Let $M=f(a-\frac{\delta}{2})$; let $z\gt M$. Since $\lim\limits_{x\to a}\;f(x)=\infty$, there exist $x_1$, $a-\frac{\delta}{2}\lt x_1 \lt a$ such that $f(x_1)\gt z$. Since $f$ has the intermediate value property on $(a-\delta,a)$ and $f(a-\frac{\delta}{2})\lt z\lt f(x_1)$, we can find $x_2\in (a-\frac{\delta}{2},x_1)$ such that $f(x_2)= z$; thus, $z\in f(a-\delta,a)$. This proves that for all $z\gt M$, $z\in f(a-\delta,a)$, hence $(M,\infty)$ is contained in the image and Condition (2) of Proposition 2 holds; conclusion of the corollary now follows from Proposition 2. QED
Note that in my example above, $f$ does not have the intermediate value property, which is what leads to problems.
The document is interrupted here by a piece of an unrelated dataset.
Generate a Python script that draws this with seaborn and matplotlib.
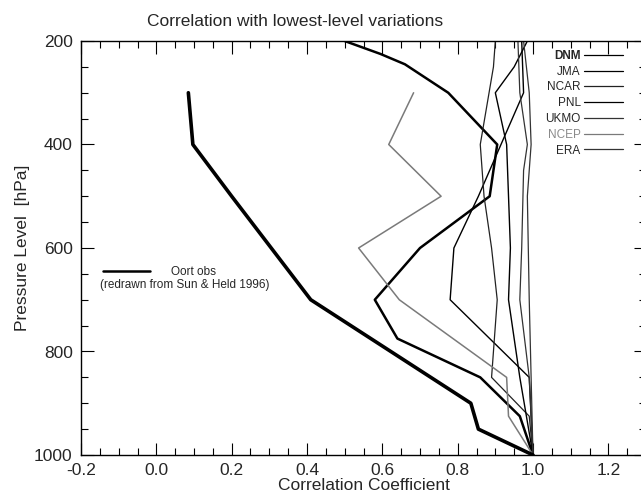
import numpy as np
import pandas as pd
import matplotlib
matplotlib.use("Agg")
import matplotlib.pyplot as plt
from matplotlib.ticker import MultipleLocator, FormatStrFormatter
import seaborn as sns

# correlation of each level with the lowest level (1000 hPa)
oort_p = [300, 400, 500, 700, 900, 950, 1000]
oort_r = [0.085, 0.097, 0.20, 0.41, 0.835, 0.855, 1.0]

dnm_p = [200, 225, 245, 300, 400, 500, 600, 700, 775, 850, 925, 1000]
dnm_r = [0.50, 0.595, 0.66, 0.775, 0.905, 0.885, 0.70, 0.58, 0.64, 0.86, 0.965, 1.0]

jma_p = [200, 300, 400, 500, 600, 700, 850, 925, 1000]
jma_r = [0.97, 0.975, 0.915, 0.855, 0.79, 0.78, 0.99, 0.995, 1.0]

ncar_p = [200, 250, 400, 500, 600, 700, 850, 925, 1000]
ncar_r = [0.90, 0.895, 0.86, 0.87, 0.89, 0.905, 0.89, 0.99, 1.0]

pnl_p = [200, 250, 300, 400, 600, 700, 850, 1000]
pnl_r = [0.985, 0.95, 0.90, 0.93, 0.94, 0.935, 0.965, 1.0]

ukmo_p = [200, 300, 400, 450, 600, 700, 850, 1000]
ukmo_r = [0.96, 0.965, 0.985, 0.975, 0.97, 0.965, 0.99, 1.0]

ncep_p = [300, 400, 500, 600, 700, 850, 925, 1000]
ncep_r = [0.683, 0.617, 0.756, 0.537, 0.645, 0.93, 0.935, 1.0]

era_p = [200, 300, 400, 500, 700, 850, 1000]
era_r = [0.975, 0.99, 0.995, 0.985, 0.99, 0.995, 1.0]

models = ["DNM", "JMA", "NCAR", "PNL", "UKMO", "NCEP", "ERA"]
model_p = [dnm_p, jma_p, ncar_p, pnl_p, ukmo_p, ncep_p, era_p]
model_r = [dnm_r, jma_r, ncar_r, pnl_r, ukmo_r, ncep_r, era_r]

sns.set_theme(style="ticks")
plt.rcParams['font.family'] = ['Liberation Sans', 'DejaVu Sans']
plt.rcParams['axes.unicode_minus'] = False

fig = plt.figure(figsize=(6.41, 4.98), dpi=100)
ax = fig.add_axes([81 / 641, 1 - 455 / 498, (646 - 81) / 641, (455 - 41) / 498])

# line look for each model
widths = {"DNM": 1.8, "JMA": 1.0, "NCAR": 0.9, "PNL": 1.0, "UKMO": 0.9, "NCEP": 1.1, "ERA": 0.9}
colors = {"DNM": "black", "JMA": "black", "NCAR": "#222222", "PNL": "black",
          "UKMO": "#333333", "NCEP": "#7a7a7a", "ERA": "#333333"}

handles = []
for name, p, r in zip(models, model_p, model_r):
    df = pd.DataFrame({"r": r, "p": p})
    sns.lineplot(data=df, x="r", y="p", orient="y", estimator=None, sort=False,
                 color=colors[name], linewidth=widths[name], ax=ax)
    handles.append(ax.lines[-1])

oort = pd.DataFrame({"r": oort_r, "p": oort_p})
sns.lineplot(data=oort, x="r", y="p", orient="y", estimator=None, sort=False,
             color="black", linewidth=2.6, ax=ax)
oort_line = ax.lines[-1]

ax.set_xlim(-0.2, 1.3)
ax.set_ylim(1000, 200)
ax.xaxis.set_major_locator(MultipleLocator(0.2))
ax.xaxis.set_minor_locator(MultipleLocator(0.05))
ax.xaxis.set_major_formatter(FormatStrFormatter("%.1f"))
ax.yaxis.set_major_locator(MultipleLocator(200))
ax.yaxis.set_minor_locator(MultipleLocator(50))
ax.tick_params(which="both", direction="in", top=True, right=True,
               width=0.8, color="black", labelsize=12.5, pad=6)
ax.tick_params(which="major", length=9)
ax.tick_params(which="minor", length=5)
for s in ax.spines.values():
    s.set_linewidth(1.0)
    s.set_color("black")

ax.set_title("Correlation with lowest-level variations", fontsize=12.5, pad=11,
             x=(295 - 81) / 565)
ax.set_xlabel("Correlation Coefficient", fontsize=12.5, labelpad=0)
ax.set_ylabel("Pressure Level  [hPa]", fontsize=12.5, labelpad=3)

# model legend, top right
leg = ax.legend(handles, models, loc="upper right", bbox_to_anchor=(0.968, 0.99),
                markerfirst=False, frameon=False, fontsize=8.5, handlelength=3.3,
                handletextpad=0.3, labelspacing=0.32, borderaxespad=0)
for t, name in zip(leg.get_texts(), models):
    if name == "DNM":
        t.set_fontweight("bold")
    if name == "NCEP":
        t.set_color("#8a8a8a")
for h in leg.get_lines():
    h.set_linewidth(0.9)
ax.add_artist(leg)

# Oort legend, left side
leg2 = ax.legend([oort_line], ["Oort obs"], loc="upper left", bbox_to_anchor=(0.03, 0.468),
                 frameon=False, fontsize=8.5, handlelength=4.0, handletextpad=1.8,
                 borderaxespad=0)
leg2.get_lines()[0].set_linewidth(1.8)
ax.text(0.033, 0.424, "(redrawn from Sun & Held 1996)", transform=ax.transAxes,
        fontsize=8.5, va="top", ha="left")

fig.savefig("out.png", dpi=100)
That said: the real issue with your example lies in the indeterminate form $\infty-\infty$, rather than a problem with "plugging in", I think.
Instead, what you are dealing with here is an attempt at applying the limit laws that say, for example, that the limit of a difference is the difference of the limits:
If $\lim\limits_{x\to a}f(x) = L$ and $\lim\limits_{x\to a}g(x)=M$, then $\lim\limits_{x\to a}\Bigl(f(x)-g(x)\Bigr) = L-M$.
If we try to extend this (and related results on sums, products, and quotients) to the cases where limits are equal to $\infty$ or $-\infty$, then you have to deal with the extended reals, $\mathbb{R}\cup\{\infty,-\infty\}$. The problem here is that not every operation among extended reals is well-defined. Some operations are well defined and the limits laws work for them:
- $\infty+a = \infty$ for all real numbers $a$;
- $-\infty+a = -\infty$ for all real numbers $a$;
- $\pm\infty\times a =\pm\infty$ if $a\gt 0$ or $a=\infty$;
- $\pm\infty\times a = \mp\infty$ if $a\lt 0$ or $a=-\infty$;
- $\frac{\pm\infty}{a} = \pm\infty$ if $a\gt 0$;
- $\frac{\pm\infty}{a} = \mp\infty$ if $a\lt 0$;
- $\frac{a}{\pm\infty} = 0$.
But other expressions are indeterminate forms: the limit laws don't apply to them. They don't apply to expressions like $\infty-\infty$ or $\frac{\infty}{\infty}$ (just like they don't apply in the real numbers to expressions like $\frac{a}{0}$).
So the problem is not one of "plugging in", but rather that the mistake you mention lies in trying to apply the limit laws and forgetting that $\infty-\infty$ is an indeterminate form and not an operation that can be performed.